Directive.
Restate the data below word for word. Skip any images it contains.
■ ■ ■ ■
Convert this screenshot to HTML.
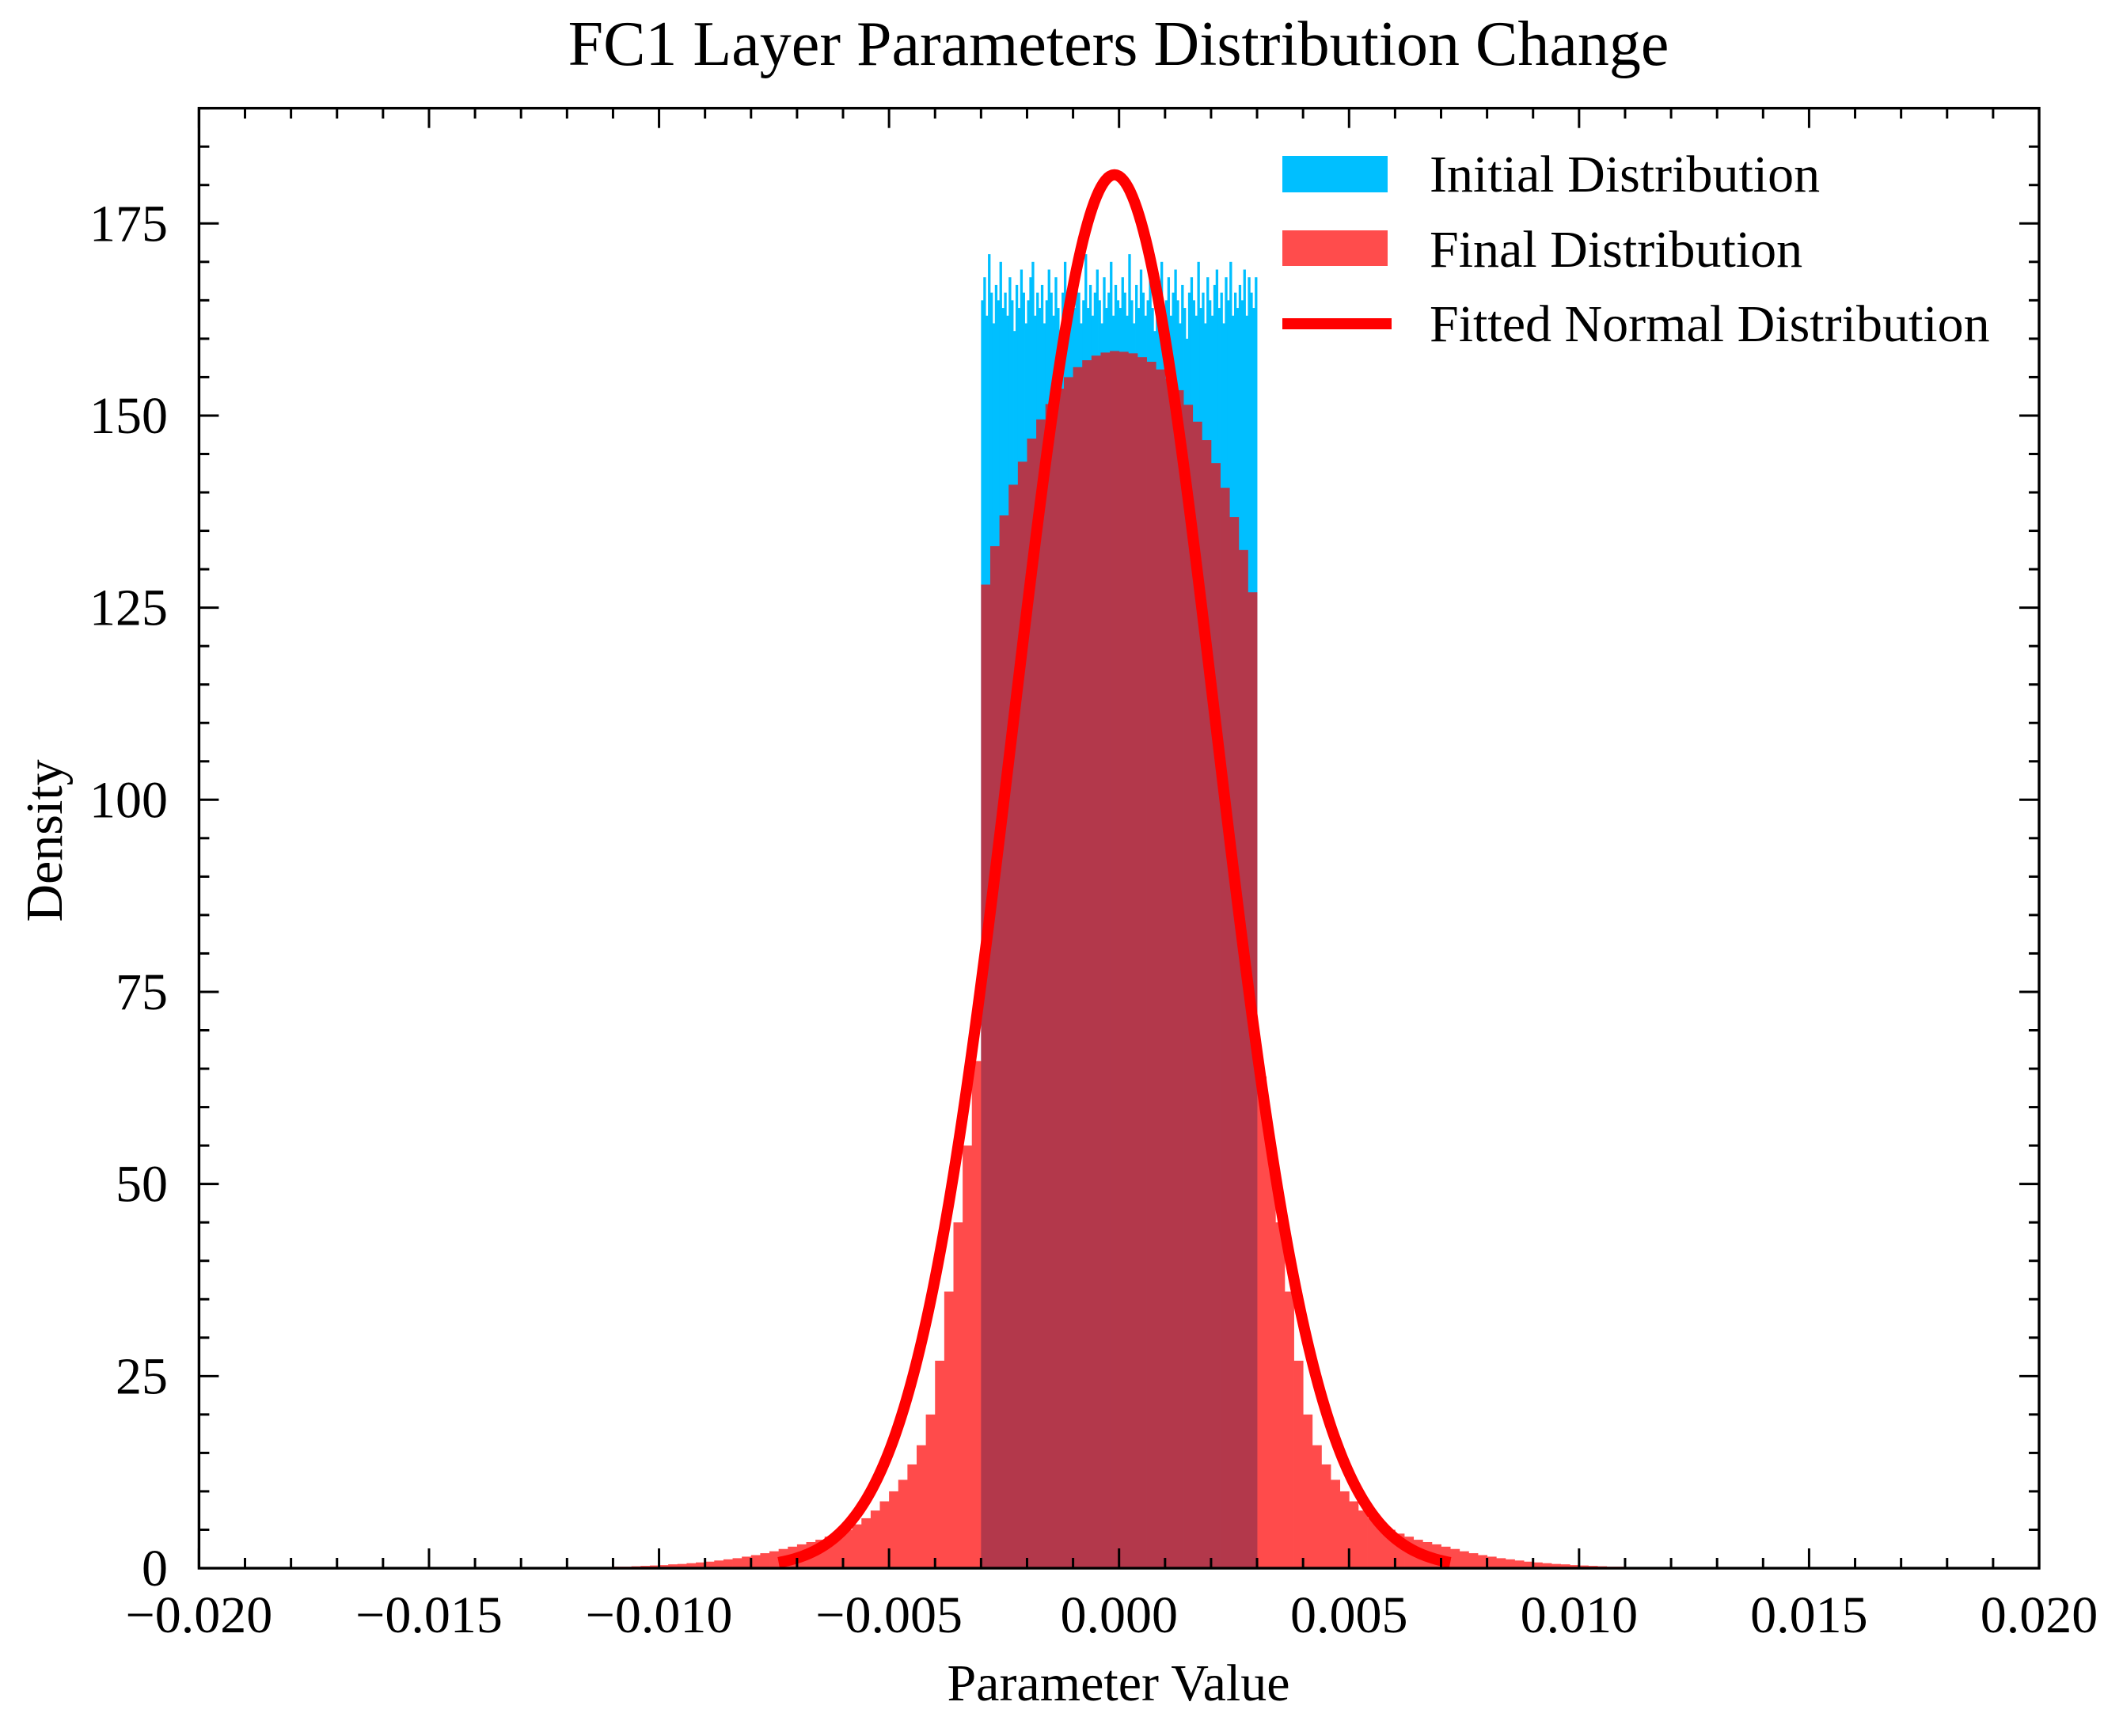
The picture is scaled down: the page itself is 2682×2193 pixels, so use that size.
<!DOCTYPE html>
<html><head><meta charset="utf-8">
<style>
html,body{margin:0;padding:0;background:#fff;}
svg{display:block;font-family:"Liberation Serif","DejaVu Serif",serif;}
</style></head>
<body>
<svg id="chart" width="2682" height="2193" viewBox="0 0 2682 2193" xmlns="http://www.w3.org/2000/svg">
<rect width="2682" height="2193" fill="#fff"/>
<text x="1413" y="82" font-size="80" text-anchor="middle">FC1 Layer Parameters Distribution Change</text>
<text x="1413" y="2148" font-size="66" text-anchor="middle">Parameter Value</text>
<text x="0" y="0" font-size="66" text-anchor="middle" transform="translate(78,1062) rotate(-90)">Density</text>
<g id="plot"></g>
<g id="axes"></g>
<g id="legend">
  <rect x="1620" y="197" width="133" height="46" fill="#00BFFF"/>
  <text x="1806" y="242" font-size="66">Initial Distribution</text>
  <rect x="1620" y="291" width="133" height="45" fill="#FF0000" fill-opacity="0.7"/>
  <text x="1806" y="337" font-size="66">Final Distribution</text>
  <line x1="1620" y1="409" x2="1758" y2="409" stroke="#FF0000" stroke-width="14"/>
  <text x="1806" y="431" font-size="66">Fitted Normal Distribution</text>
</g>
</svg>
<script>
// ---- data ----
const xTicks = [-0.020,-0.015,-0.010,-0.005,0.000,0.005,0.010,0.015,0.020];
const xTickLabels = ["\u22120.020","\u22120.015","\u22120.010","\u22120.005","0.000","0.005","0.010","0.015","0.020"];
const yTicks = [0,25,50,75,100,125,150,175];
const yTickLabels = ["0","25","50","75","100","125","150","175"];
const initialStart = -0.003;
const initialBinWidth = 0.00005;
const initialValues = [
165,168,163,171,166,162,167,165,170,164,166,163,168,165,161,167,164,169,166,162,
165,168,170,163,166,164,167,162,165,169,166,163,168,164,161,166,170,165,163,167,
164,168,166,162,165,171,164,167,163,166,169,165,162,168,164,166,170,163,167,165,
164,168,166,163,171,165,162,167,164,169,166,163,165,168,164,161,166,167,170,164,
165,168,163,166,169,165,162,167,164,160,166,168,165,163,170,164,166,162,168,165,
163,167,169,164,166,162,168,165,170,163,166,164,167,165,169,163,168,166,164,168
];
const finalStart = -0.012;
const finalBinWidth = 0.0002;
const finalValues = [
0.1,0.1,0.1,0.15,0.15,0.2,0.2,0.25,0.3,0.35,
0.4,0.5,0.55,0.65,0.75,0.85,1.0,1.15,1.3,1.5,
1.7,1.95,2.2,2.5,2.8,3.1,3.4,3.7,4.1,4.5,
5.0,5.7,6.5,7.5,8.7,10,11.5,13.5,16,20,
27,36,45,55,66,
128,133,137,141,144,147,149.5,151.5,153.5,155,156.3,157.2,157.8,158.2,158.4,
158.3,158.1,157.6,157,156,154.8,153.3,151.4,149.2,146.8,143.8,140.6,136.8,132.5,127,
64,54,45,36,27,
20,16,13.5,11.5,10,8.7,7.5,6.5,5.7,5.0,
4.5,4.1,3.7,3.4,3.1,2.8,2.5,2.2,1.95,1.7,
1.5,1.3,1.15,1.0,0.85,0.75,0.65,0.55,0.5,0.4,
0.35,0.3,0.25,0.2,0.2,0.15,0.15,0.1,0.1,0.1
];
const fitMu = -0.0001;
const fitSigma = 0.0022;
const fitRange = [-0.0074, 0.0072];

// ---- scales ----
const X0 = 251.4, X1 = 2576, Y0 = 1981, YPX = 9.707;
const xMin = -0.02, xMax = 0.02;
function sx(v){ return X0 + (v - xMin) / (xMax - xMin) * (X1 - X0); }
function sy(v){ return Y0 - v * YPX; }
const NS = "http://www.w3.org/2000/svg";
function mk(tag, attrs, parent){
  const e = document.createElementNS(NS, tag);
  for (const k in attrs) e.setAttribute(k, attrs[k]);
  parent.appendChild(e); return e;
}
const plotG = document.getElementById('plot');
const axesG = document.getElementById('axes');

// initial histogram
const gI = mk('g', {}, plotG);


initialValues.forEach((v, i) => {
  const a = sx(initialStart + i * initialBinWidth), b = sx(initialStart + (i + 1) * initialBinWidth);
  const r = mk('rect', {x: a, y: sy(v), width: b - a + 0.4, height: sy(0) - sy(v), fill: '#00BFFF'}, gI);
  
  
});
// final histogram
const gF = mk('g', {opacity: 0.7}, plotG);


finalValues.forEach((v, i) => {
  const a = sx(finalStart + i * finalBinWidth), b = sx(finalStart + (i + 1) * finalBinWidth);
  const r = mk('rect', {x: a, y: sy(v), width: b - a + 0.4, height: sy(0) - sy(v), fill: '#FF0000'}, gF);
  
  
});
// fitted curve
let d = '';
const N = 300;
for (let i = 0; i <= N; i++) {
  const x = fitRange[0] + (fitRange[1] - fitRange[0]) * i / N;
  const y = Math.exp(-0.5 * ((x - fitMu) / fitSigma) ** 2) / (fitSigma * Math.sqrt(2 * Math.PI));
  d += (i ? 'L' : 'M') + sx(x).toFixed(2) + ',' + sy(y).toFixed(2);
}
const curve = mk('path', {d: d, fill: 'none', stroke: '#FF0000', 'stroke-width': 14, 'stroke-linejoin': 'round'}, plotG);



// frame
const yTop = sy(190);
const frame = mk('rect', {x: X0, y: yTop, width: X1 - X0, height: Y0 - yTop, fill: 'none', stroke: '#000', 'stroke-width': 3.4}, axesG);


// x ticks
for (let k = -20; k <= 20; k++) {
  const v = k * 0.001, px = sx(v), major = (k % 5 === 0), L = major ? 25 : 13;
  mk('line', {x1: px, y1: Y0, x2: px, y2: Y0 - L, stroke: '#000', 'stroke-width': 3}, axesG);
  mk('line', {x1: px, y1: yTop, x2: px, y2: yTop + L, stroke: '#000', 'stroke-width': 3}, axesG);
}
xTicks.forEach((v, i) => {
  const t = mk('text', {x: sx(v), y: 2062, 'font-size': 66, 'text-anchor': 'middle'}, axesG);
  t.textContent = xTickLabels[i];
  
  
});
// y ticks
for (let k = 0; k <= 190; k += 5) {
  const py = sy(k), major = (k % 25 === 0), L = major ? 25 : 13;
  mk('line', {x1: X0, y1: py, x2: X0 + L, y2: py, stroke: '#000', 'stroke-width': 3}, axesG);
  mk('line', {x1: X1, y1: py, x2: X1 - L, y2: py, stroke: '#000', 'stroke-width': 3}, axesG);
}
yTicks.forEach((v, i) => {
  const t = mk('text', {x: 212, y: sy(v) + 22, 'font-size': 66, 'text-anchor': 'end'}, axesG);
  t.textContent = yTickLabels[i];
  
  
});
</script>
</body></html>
■ ■ ■ ■
Response to the exercise.
Convert this screenshot to HTML.
The picture is scaled down: the page itself is 2682×2193 pixels, so use that size.
<!DOCTYPE html>
<html><head><meta charset="utf-8">
<style>
html,body{margin:0;padding:0;background:#fff;}
svg{display:block;font-family:"Liberation Serif","DejaVu Serif",serif;}
</style></head>
<body>
<svg id="chart" width="2682" height="2193" viewBox="0 0 2682 2193" xmlns="http://www.w3.org/2000/svg">
<rect width="2682" height="2193" fill="#fff"/>
<text x="1413" y="82" font-size="80" text-anchor="middle">FC1 Layer Parameters Distribution Change</text>
<text x="1413" y="2148" font-size="66" text-anchor="middle">Parameter Value</text>
<text x="0" y="0" font-size="66" text-anchor="middle" transform="translate(78,1062) rotate(-90)">Density</text>
<g id="plot"></g>
<g id="axes"></g>
<g id="legend">
  <rect x="1620" y="197" width="133" height="46" fill="#00BFFF"/>
  <text x="1806" y="242" font-size="66">Initial Distribution</text>
  <rect x="1620" y="291" width="133" height="45" fill="#FF0000" fill-opacity="0.7"/>
  <text x="1806" y="337" font-size="66">Final Distribution</text>
  <line x1="1620" y1="409" x2="1758" y2="409" stroke="#FF0000" stroke-width="14"/>
  <text x="1806" y="431" font-size="66">Fitted Normal Distribution</text>
</g>
</svg>
<script>
// ---- data ----
const xTicks = [-0.020,-0.015,-0.010,-0.005,0.000,0.005,0.010,0.015,0.020];
const xTickLabels = ["\u22120.020","\u22120.015","\u22120.010","\u22120.005","0.000","0.005","0.010","0.015","0.020"];
const yTicks = [0,25,50,75,100,125,150,175];
const yTickLabels = ["0","25","50","75","100","125","150","175"];
const initialStart = -0.003;
const initialBinWidth = 0.00005;
const initialValues = [
165,168,163,171,166,162,167,165,170,164,166,163,168,165,161,167,164,169,166,162,
165,168,170,163,166,164,167,162,165,169,166,163,168,164,161,166,170,165,163,167,
164,168,166,162,165,171,164,167,163,166,169,165,162,168,164,166,170,163,167,165,
164,168,166,163,171,165,162,167,164,169,166,163,165,168,164,161,166,167,170,164,
165,168,163,166,169,165,162,167,164,160,166,168,165,163,170,164,166,162,168,165,
163,167,169,164,166,162,168,165,170,163,166,164,167,165,169,163,168,166,164,168
];
const finalStart = -0.012;
const finalBinWidth = 0.0002;
const finalValues = [
0.1,0.1,0.1,0.15,0.15,0.2,0.2,0.25,0.3,0.35,
0.4,0.5,0.55,0.65,0.75,0.85,1.0,1.15,1.3,1.5,
1.7,1.95,2.2,2.5,2.8,3.1,3.4,3.7,4.1,4.5,
5.0,5.7,6.5,7.5,8.7,10,11.5,13.5,16,20,
27,36,45,55,66,
128,133,137,141,144,147,149.5,151.5,153.5,155,156.3,157.2,157.8,158.2,158.4,
158.3,158.1,157.6,157,156,154.8,153.3,151.4,149.2,146.8,143.8,140.6,136.8,132.5,127,
64,54,45,36,27,
20,16,13.5,11.5,10,8.7,7.5,6.5,5.7,5.0,
4.5,4.1,3.7,3.4,3.1,2.8,2.5,2.2,1.95,1.7,
1.5,1.3,1.15,1.0,0.85,0.75,0.65,0.55,0.5,0.4,
0.35,0.3,0.25,0.2,0.2,0.15,0.15,0.1,0.1,0.1
];
const fitMu = -0.0001;
const fitSigma = 0.0022;
const fitRange = [-0.0074, 0.0072];

// ---- scales ----
const X0 = 251.4, X1 = 2576, Y0 = 1981, YPX = 9.707;
const xMin = -0.02, xMax = 0.02;
function sx(v){ return X0 + (v - xMin) / (xMax - xMin) * (X1 - X0); }
function sy(v){ return Y0 - v * YPX; }
const NS = "http://www.w3.org/2000/svg";
function mk(tag, attrs, parent){
  const e = document.createElementNS(NS, tag);
  for (const k in attrs) e.setAttribute(k, attrs[k]);
  parent.appendChild(e); return e;
}
const plotG = document.getElementById('plot');
const axesG = document.getElementById('axes');

// initial histogram
const gI = mk('g', {}, plotG);


initialValues.forEach((v, i) => {
  const a = sx(initialStart + i * initialBinWidth), b = sx(initialStart + (i + 1) * initialBinWidth);
  const r = mk('rect', {x: a, y: sy(v), width: b - a + 0.4, height: sy(0) - sy(v), fill: '#00BFFF'}, gI);
  
  
});
// final histogram
const gF = mk('g', {opacity: 0.7}, plotG);


finalValues.forEach((v, i) => {
  const a = sx(finalStart + i * finalBinWidth), b = sx(finalStart + (i + 1) * finalBinWidth);
  const r = mk('rect', {x: a, y: sy(v), width: b - a + 0.4, height: sy(0) - sy(v), fill: '#FF0000'}, gF);
  
  
});
// fitted curve
let d = '';
const N = 300;
for (let i = 0; i <= N; i++) {
  const x = fitRange[0] + (fitRange[1] - fitRange[0]) * i / N;
  const y = Math.exp(-0.5 * ((x - fitMu) / fitSigma) ** 2) / (fitSigma * Math.sqrt(2 * Math.PI));
  d += (i ? 'L' : 'M') + sx(x).toFixed(2) + ',' + sy(y).toFixed(2);
}
const curve = mk('path', {d: d, fill: 'none', stroke: '#FF0000', 'stroke-width': 14, 'stroke-linejoin': 'round'}, plotG);



// frame
const yTop = sy(190);
const frame = mk('rect', {x: X0, y: yTop, width: X1 - X0, height: Y0 - yTop, fill: 'none', stroke: '#000', 'stroke-width': 3.4}, axesG);


// x ticks
for (let k = -20; k <= 20; k++) {
  const v = k * 0.001, px = sx(v), major = (k % 5 === 0), L = major ? 25 : 13;
  mk('line', {x1: px, y1: Y0, x2: px, y2: Y0 - L, stroke: '#000', 'stroke-width': 3}, axesG);
  mk('line', {x1: px, y1: yTop, x2: px, y2: yTop + L, stroke: '#000', 'stroke-width': 3}, axesG);
}
xTicks.forEach((v, i) => {
  const t = mk('text', {x: sx(v), y: 2062, 'font-size': 66, 'text-anchor': 'middle'}, axesG);
  t.textContent = xTickLabels[i];
  
  
});
// y ticks
for (let k = 0; k <= 190; k += 5) {
  const py = sy(k), major = (k % 25 === 0), L = major ? 25 : 13;
  mk('line', {x1: X0, y1: py, x2: X0 + L, y2: py, stroke: '#000', 'stroke-width': 3}, axesG);
  mk('line', {x1: X1, y1: py, x2: X1 - L, y2: py, stroke: '#000', 'stroke-width': 3}, axesG);
}
yTicks.forEach((v, i) => {
  const t = mk('text', {x: 212, y: sy(v) + 22, 'font-size': 66, 'text-anchor': 'end'}, axesG);
  t.textContent = yTickLabels[i];
  
  
});
</script>
</body></html>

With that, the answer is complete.